The house was near the edge of it.  House was fairly intact but had moved 20 feet and was now near a cliff.  They wanted to move
the house about 1000 feet to stable ground.  The insurance company wouldn't pay the $75,000 to do it.  Remembered this because I
was insured by the same company.  Isn't that the reason we get insurance, for the unexpected.  My house is 20 feet from the edge of
a cliff, then it is 40 feet doen to the river.  Looks solid enough, but then they thought that too.

Out There:
What the politicians and the media will not, under any circumstances, mention is this: Yes, this is the Pacific Northwest and YES, we gat a lot of rain here. BUT…. that area is a) near a river, so runoff actually has a place to go and b) like MANY areas in this region, it is a logging community. Clear-cuts are the norm, not the exception, around here. Some "forestry" company comes in and buys up a whole section at a time, divides it up into blocks and clear-cuts a block at a time. The rubble had some trees in it, but they were probably downhill from where the slide originated. So, like electrondady1 said…. the "disaster" is likely man-made. The industry is so entrenched that people honestly and fervently believe they could not live without their income from "forestry". You will not change their minds.
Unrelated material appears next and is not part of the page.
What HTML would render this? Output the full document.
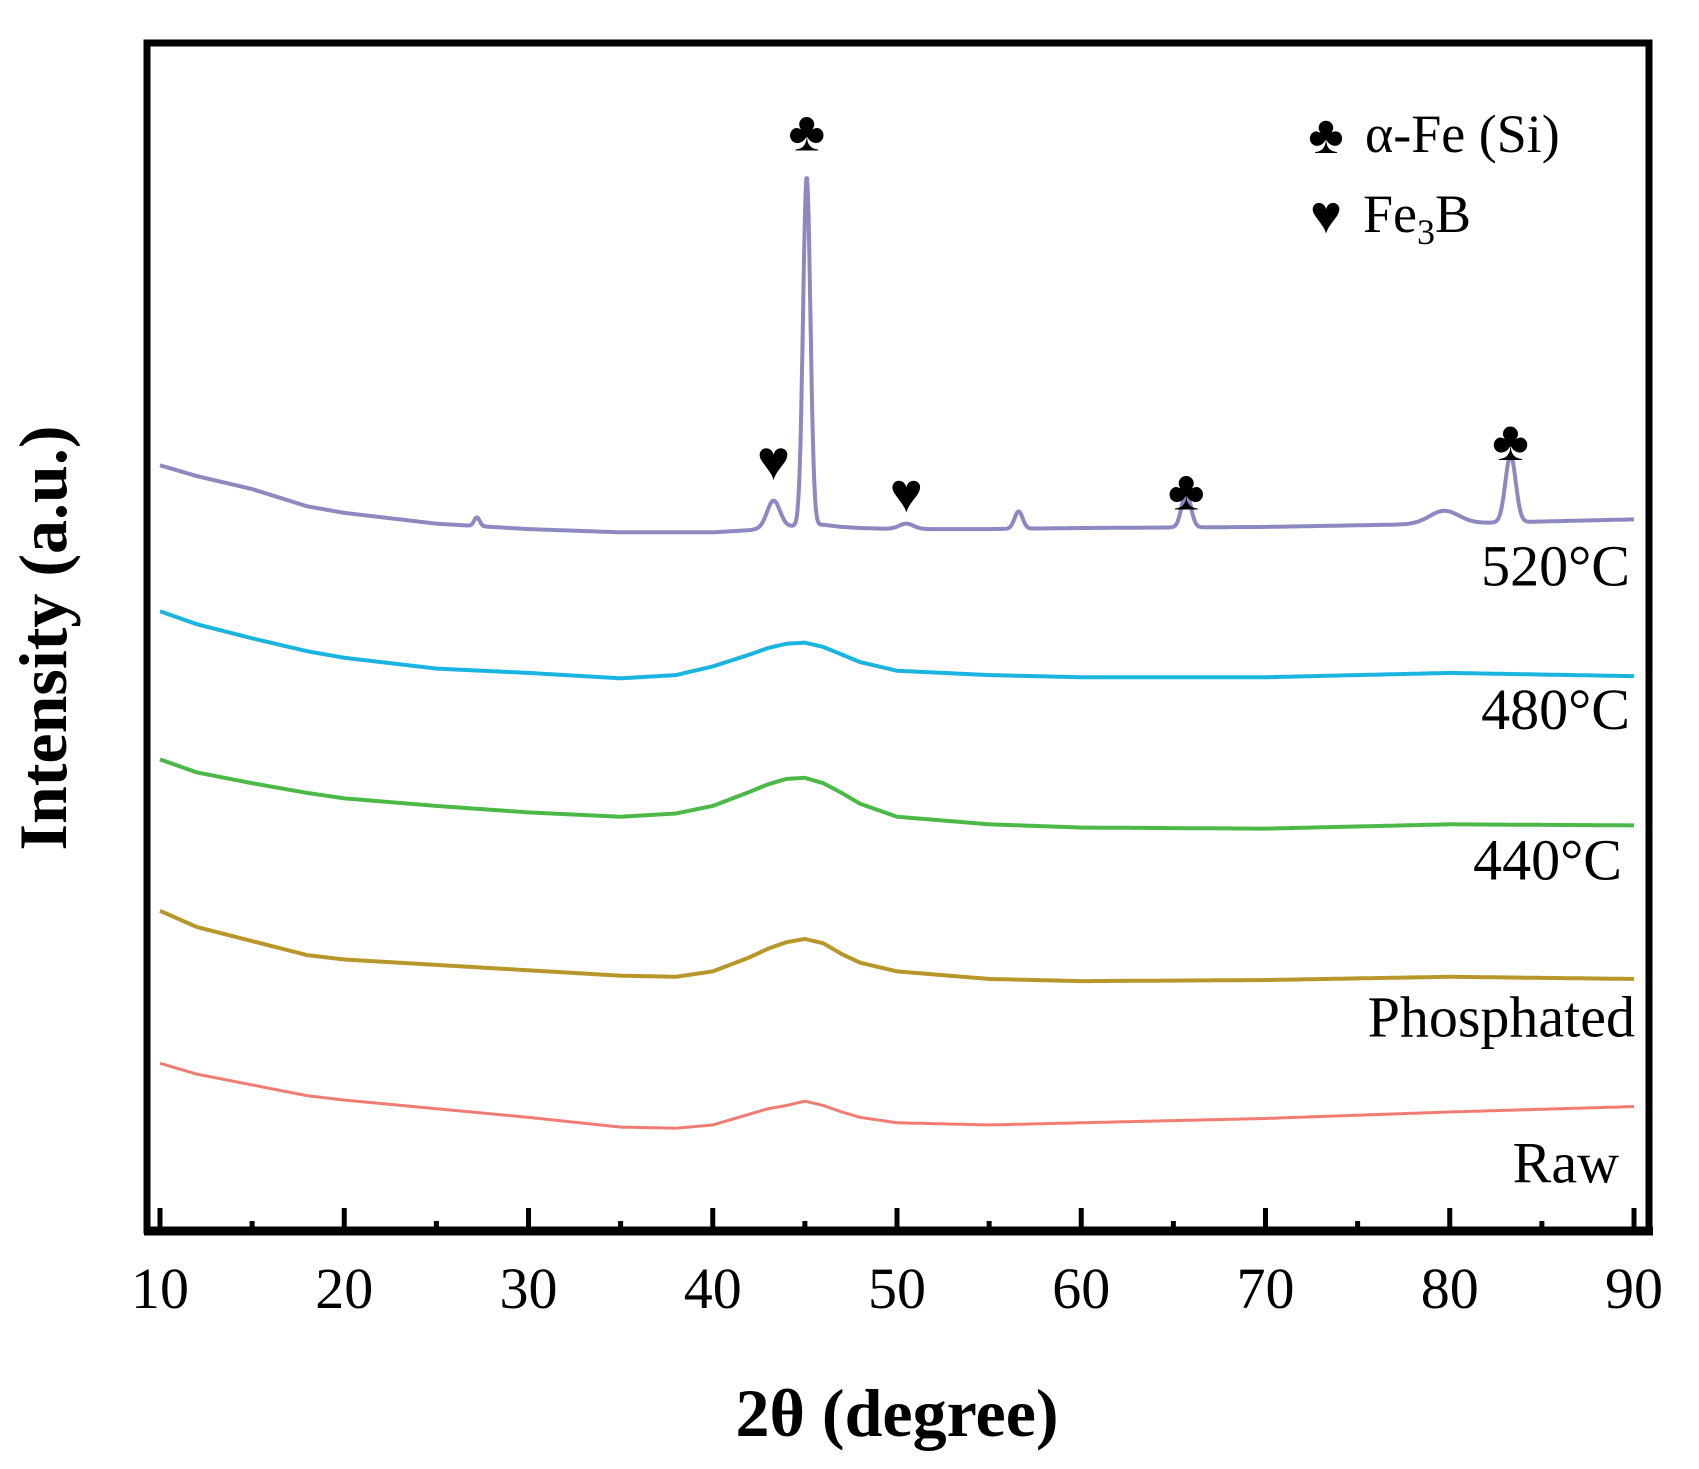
<!DOCTYPE html>
<html><head><meta charset="utf-8"><style>
html,body{margin:0;padding:0;background:#fff}
svg{display:block}
text{font-family:"Liberation Serif","DejaVu Serif",serif;fill:#000}
</style></head><body>
<svg id="chart" width="1699" height="1469" viewBox="0 0 1699 1469" xmlns="http://www.w3.org/2000/svg">
<g id="series"></g>
<g id="axes"></g>
<rect x="147" y="43" width="1502" height="1187" fill="none" stroke="#000" stroke-width="7"/>
<line x1="144" y1="1231" x2="1653" y2="1231" stroke="#000" stroke-width="9"/>
<text x="897" y="1436" font-size="68" font-weight="bold" text-anchor="middle">2θ (degree)</text>
<text transform="translate(66,638) rotate(-90)" font-size="68" font-weight="bold" text-anchor="middle">Intensity (a.u.)</text>
<g>
<text x="1326" y="153" font-size="54" text-anchor="middle" font-family="DejaVu Sans">♣</text>
<text x="1365" y="152" font-size="54">α-Fe (Si)</text>
<text x="1326" y="233" font-size="54" text-anchor="middle" font-family="DejaVu Sans">♥</text>
<text x="1363" y="232" font-size="54">Fe<tspan font-size="36" dy="12">3</tspan><tspan dy="-12">B</tspan></text>
</g>
<g id="markers"></g>
<g id="labels"></g>
</svg>
<script>
const xs = [10,12,15,18,20,25,30,35,38,40,42,43,44,45,46,47,48,50,55,60,70,80,90];
const seriesNames = ["Raw","Phosphated","440°C","480°C","520°C"];
const rawVals = [156,146,136,126,122,114,106,97,96,99,109,114,117,121,117,111,106,101,99,101,105,111,116];
const phosVals = [297,282,269,256,252,247,242,237,236,241,254,262,268,271,267,257,249,241,234,232,233,236,234];
const t440Vals = [437,425,415,406,401,394,388,384,387,394,407,414,419,420,415,406,396,384,377,374,373,377,376];
const t480Vals = [574,562,549,537,531,521,517,512,515,523,534,540,544,545,541,534,527,519,515,513,513,517,514];
const t520Vals = [709,699,687,671,665,655,650,647,647,647,649,651,652,654,654,652,651,650,650,651,652,655,659];
const peak520Pos = [27.2,43.3,45.1,50.5,56.6,65.7,79.7,83.3];
const peak520Height = [8,25,322,5,16,32,12,62];
const peak520Width = [0.15,0.35,0.2,0.4,0.22,0.25,0.8,0.28];
const xTicks = [10,20,30,40,50,60,70,80,90];
const markerX = [45.1,43.3,50.5,65.7,83.3];
const markerI = [1000,696,666,668,714];
const markerSym = ["♣","♥","♥","♣","♣"];
const labelI = [46,181,326,465,598];

const NS="http://www.w3.org/2000/svg";
const xS = v => 160 + (v-10)*(1634-160)/80;
const yS = v => 1232 - v*1.0814;
const colors = ["#f07c72","#b8962a","#4cb848","#1ab4e0","#8c88c0"];
const allVals = [rawVals,phosVals,t440Vals,t480Vals,t520Vals];
function interp(vals,x){
  for(let i=0;i<xs.length-1;i++){
    if(x>=xs[i]&&x<=xs[i+1]){const t=(x-xs[i])/(xs[i+1]-xs[i]);return vals[i]+(vals[i+1]-vals[i])*t;}
  }
  return vals[vals.length-1];
}
const sg=document.getElementById('series');
allVals.forEach((vals,si)=>{
  let d="";
  for(let x=10;x<=90.0001;x+=0.04){
    let v=interp(vals,x);
    if(si===4){peak520Pos.forEach((p,k)=>{v+=peak520Height[k]*Math.exp(-0.5*Math.pow((x-p)/peak520Width[k],2));});}
    d+=(d?"L":"M")+xS(x).toFixed(1)+","+yS(v).toFixed(1);
  }
  const path=document.createElementNS(NS,'path');
  path.setAttribute('d',d);path.setAttribute('fill','none');
  path.setAttribute('stroke',colors[si]);path.setAttribute('stroke-width',si===0?'3':'4');
  path.setAttribute('stroke-linejoin','round');
  
  
  sg.appendChild(path);
});
const ag=document.getElementById('axes');
for(let v=10;v<=90;v+=5){
  const major=v%10===0;
  const l=document.createElementNS(NS,'line');
  l.setAttribute('x1',xS(v));l.setAttribute('x2',xS(v));
  l.setAttribute('y1',1231);l.setAttribute('y2',major?1208:1221);
  l.setAttribute('stroke','#000');l.setAttribute('stroke-width',5);
  
  
  ag.appendChild(l);
}
xTicks.forEach(v=>{
  const t=document.createElementNS(NS,'text');
  t.setAttribute('x',xS(v));t.setAttribute('y',1308);t.setAttribute('font-size','58');
  t.setAttribute('text-anchor','middle');t.textContent=v;
  
  
  ag.appendChild(t);
});
const mg=document.getElementById('markers');
markerX.forEach((x,i)=>{
  const t=document.createElementNS(NS,'text');
  t.setAttribute('x',xS(x));t.setAttribute('y',yS(markerI[i]));
  t.setAttribute('font-size','56');t.setAttribute('text-anchor','middle');
  t.setAttribute('font-family','DejaVu Sans');t.textContent=markerSym[i];
  
  
  mg.appendChild(t);
});
const lg=document.getElementById('labels');
const labelRight=[1619,1635,1622,1630,1630];
seriesNames.forEach((n,i)=>{
  const t=document.createElementNS(NS,'text');
  t.setAttribute('x',labelRight[i]);t.setAttribute('y',yS(labelI[i]));
  t.setAttribute('font-size','58');t.setAttribute('text-anchor','end');
  t.textContent=n;
  
  
  lg.appendChild(t);
});
</script>
</body></html>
Yet, if someone had pockets deep enough  or the cajones to legally stand toe-to-toe with the forestry industry and sue them for negligence and/or wrongful death, I think they would have a case. But that won't happen. Not here. Not now.
-Brian

12AX7:
There are a few news reports today that said that there was a mild earthquake in the area of the  mud slide just a few days before the slide.

joestue:
hmm.. was it clear cut within the last 30 years?

http://i.dailymail.co.uk/i/pix/2014/03/25/article-2587893-1C8B51FC00000578-128_964x637.jpg
those trees you see once covered that entire hillside, as shown here
http://i.dailymail.co.uk/i/pix/2014/03/25/article-2588991-1C8E309400000578-12_470x423.jpg

but there's that ridge showing exposed earth.. looking at the geometry it appears its been slipping for years.

Out There:
I think I would have felt or heard about an earthquake up here. I haven't heard that, yet. Also, I don'tt know when the last clear-cut was.  The spin is already coming, though. The forestry folk are going to do everything in their power to ensure that this is blamed solely on Mother Nature. Personally, I don't buy it. I drive down a road, each morning, where small slides are evident. We're downhill (almost on the river) from many clear-cuts. Even in my own yard, I see the effects. In those photos you see a lot of light-colored deciduous trees. Those are alders and they grow fiercely in wet areas…. like weeds…. but their seeds lie dormant for years when there's a canopy from the conifers. The alders are extremely shallow rooting trees. A small amount of run-off can dislodge them. So you get the domino effect and you end up with a mess!